Scientific classification
- Kingdom: Animalia
- Phylum: Arthropoda
- Class: Insecta
- Order: Hymenoptera
- Family: Bethylidae
- Genus: Gwesped
- Species: G. piastrii
- Binomial name: Gwesped piastrii Jouault, Huang & Azevedo 2026

= Gwesped piastrii =

Extinct species of Cretaceous wasp

Gwesped piastrii is an extinct species of wasp belonging to the family Bethylidae. This species is known only from a single female specimen preserved in mid-Cretaceous Burmese amber, found in the Hukawng Valley of northern Myanmar.

The species lived around 98 million years ago, during the Cretaceous period, alongside dinosaurs. The species was described in a study published in the academic journal Palaeoworld by an international team of biologists in May 2026. The species was named after Oscar Piastri, a Formula One racing driver.

== Etymology ==
The genus name, Gwesped, derives from the Breton word for "wasps".

The species name piastrii was chosen to honour the Australian Formula One racing driver Oscar Piastri, who drives for McLaren F1 Team. The lead author of the study was a motorsport fan, and chose the name because the fossil's amber matrix glowed with a vivid orange color that closely matched McLaren's Papaya racing livery.

== Description ==
Gwesped piastrii was likely a small insect. The single female specimen measures 1.15 mm in body length and is preserved in a 10 x 8 × 2 mm rectangular piece of amber taken from the Hukawng Valley in Myanmar. The specimen is currently kept at the Nanjing Institute of Geology and Palaeontology.
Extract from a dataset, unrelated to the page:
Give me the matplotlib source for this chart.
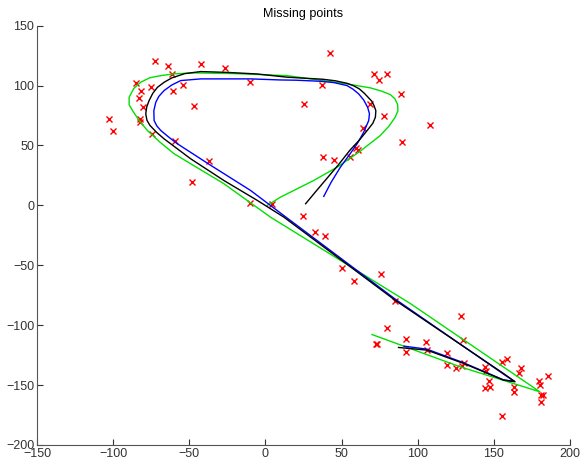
import matplotlib
matplotlib.use("Agg")
import matplotlib.pyplot as plt

plt.rcParams["font.family"] = ["Liberation Sans", "DejaVu Sans"]

# observed (noisy) points
pts_x = [-72.7, -64, -42.3, -26.6, -61.5, -84.9, -75.3, -53.9, -81.9, -60.4, -10.2, -83.2,
         -46.9, -80.3, -102.6, -82.5, -82.3, -100.2, -74.6, -59.4, -36.8, -48.4, -10, 4.4,
         42.2, 71.5, 79.8, 74.8, 37, 88.7, 25.6, 68.9, 78, 108, 64.1, 89.8, 59.7, 61,
         38.1, 45.1, 55.3, 24.8, 32.8, 38.9, 50.1, 58.2, 75.6, 85.1, 79.8,
         128.3, 72.3, 73, 92.3, 105.4, 129.6, 92.3, 105.8, 119.5, 130.3, 129, 119.3, 125,
         144.4, 144.9, 155.6, 158.9, 168, 166.5, 147, 147.5, 144.4, 163, 163.2, 179.4,
         180.2, 185.7, 180.9, 182.4, 181.1, 155.6]
pts_y = [120.6, 116.7, 117.8, 115, 109.7, 101.9, 98.6, 100.8, 95.3, 95.8, 103.1, 89.7,
         83.3, 81.9, 71.9, 71.9, 69.4, 61.7, 59.4, 53.9, 36.7, 19.4, 1.7, 1.1,
         126.9, 109.4, 109.4, 104.4, 100.8, 92.8, 85, 85, 74.4, 67.2, 64.4, 53, 48, 46.1,
         40.8, 38.3, 40.8, -8.6, -22.5, -25.6, -52.2, -62.8, -56.9, -80, -102.2,
         -92.2, -115.3, -116, -111.9, -114.2, -112.5, -122.2, -121.1, -122.8, -131.9, -134.2,
         -133.3, -135.8, -134.7, -138.1, -131.1, -128.1, -135.6, -139.7, -146.7, -151.9,
         -152.8, -151.7, -155.6, -146.7, -150, -142.3, -158, -158.3, -164.2, -175.6]

# green fit
green_x = [1.2, 9.9, 31.7, 47.1, 62, 75.4, 81, 85.2, 87, 86.8, 85, 82, 76, 68.9, 53.6,
           14.3, -20, -46.9, -60, -68.8, -76, -81.9, -86.5, -89.5, -89.5, -87.3, -83,
           -77.5, -69, -60, -27.3, 3.3, 95.1, 180.2, 127.8, 70]
green_y = [0, 6.9, 20.8, 31.9, 45, 58.3, 66, 73.6, 79, 84.2, 89, 92.5, 95.5, 98.1, 101.4,
           108.3, 110, 110.6, 109.8, 108.3, 106.5, 102.8, 97.5, 90.3, 84, 79.2, 71,
           62.5, 52.5, 43.1, 18.1, -9.8, -81.9, -155.6, -134.7, -107.8]

# black fit
black_x = [26.4, 33, 40, 48, 55.3, 62, 67.1, 70.5, 72.2, 72.5, 71.3, 69.8, 67.8, 65, 61.7,
           58, 53.6, 46, 37.6, 14.3, -5.4, -25, -42.5, -53, -61.5, -66.5, -70.9, -74,
           -76.4, -78, -78.6, -77.8, -75.8, -71.5, -66.6, -49.1, -27.3, -5.4, 12.1, 85.2,
           156.3, 163.9, 156.3, 130.1, 106, 87.4]
black_y = [1.4, 11.5, 22, 34, 45.8, 55, 63, 68.5, 73.6, 79, 83.3, 87, 89.7, 93.5, 97.2,
           99.8, 101.9, 104, 105.3, 107, 109.7, 111, 111.7, 110, 106.4, 102.8, 98.6, 93.5,
           87.5, 82, 76.4, 71, 66.7, 61, 55.6, 38.9, 20.8, 4.2, -9.8, -79.2,
           -140.3, -147.2, -145.8, -131.9, -120.8, -118.6]

# blue fit
blue_x = [38.3, 43, 49.2, 55, 60.2, 64.5, 67.8, 68.3, 67.1, 64.5, 61.2, 57.5, 53.6, 45,
          36.1, 20, 9.9, -9.8, -42.5, -55.6, -61.5, -66.6, -70, -72, -73.3, -73.1, -71.3,
          -68.7, -63.5, -57.8, -36, -9.8, 12.1, 85.5, 156.3, 163.5, 156, 130, 106, 91]
blue_y = [7.5, 19, 31.9, 42, 51.4, 61, 70.8, 76.5, 81.9, 88, 93.1, 97, 100, 102.5,
          103.6, 104.5, 104.7, 105.6, 105.6, 104.2, 100.5, 95.8, 91, 86.1, 79, 70.8, 66.3,
          62.5, 57, 51.4, 33.5, 12.5, -8.5, -78.5, -140.8, -147, -145.5, -131.3,
          -120, -117.5]

fig = plt.figure(figsize=(5.81, 4.63), dpi=100)
ax = fig.add_axes([0.0637, 0.0389, 0.9174, 0.9056])

ax.plot(pts_x, pts_y, "x", color="red", ms=5, mew=1)
ax.plot(green_x, green_y, color="#00e000", lw=1)
ax.plot(blue_x, blue_y, color="blue", lw=1)
ax.plot(black_x, black_y, color="black", lw=1)

ax.set_xlim(-150, 200)
ax.set_ylim(-200, 150)
ax.set_xticks(range(-150, 201, 50))
ax.set_yticks(range(-200, 151, 50))
ax.set_xticklabels([str(v).replace("-", "\u2212") for v in range(-150, 201, 50)])
ax.set_yticklabels([str(v).replace("-", "\u2212") for v in range(-200, 151, 50)])
ax.tick_params(direction="in", length=4, labelsize=9, colors="#333333", pad=2)
ax.spines["top"].set_visible(False)
ax.spines["right"].set_visible(False)
for s in ("left", "bottom"):
    ax.spines[s].set_color("#555555")
ax.set_title("Missing points", fontsize=9, pad=6)

plt.savefig("out.png", dpi=100)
 Gwesped piastrii is distinguished from its sister species through a larger number of flagellomeres and notably different forewing venation.

=== Paleoecology ===
Hukawng Valley dates back to the Cenomanian stage of the Cretaceous period, and it is therefore likely that Gwesped piastrii lived in tropical coniferous forests. It was likely either a parasitoid or predator of small arthropods or insect larvae.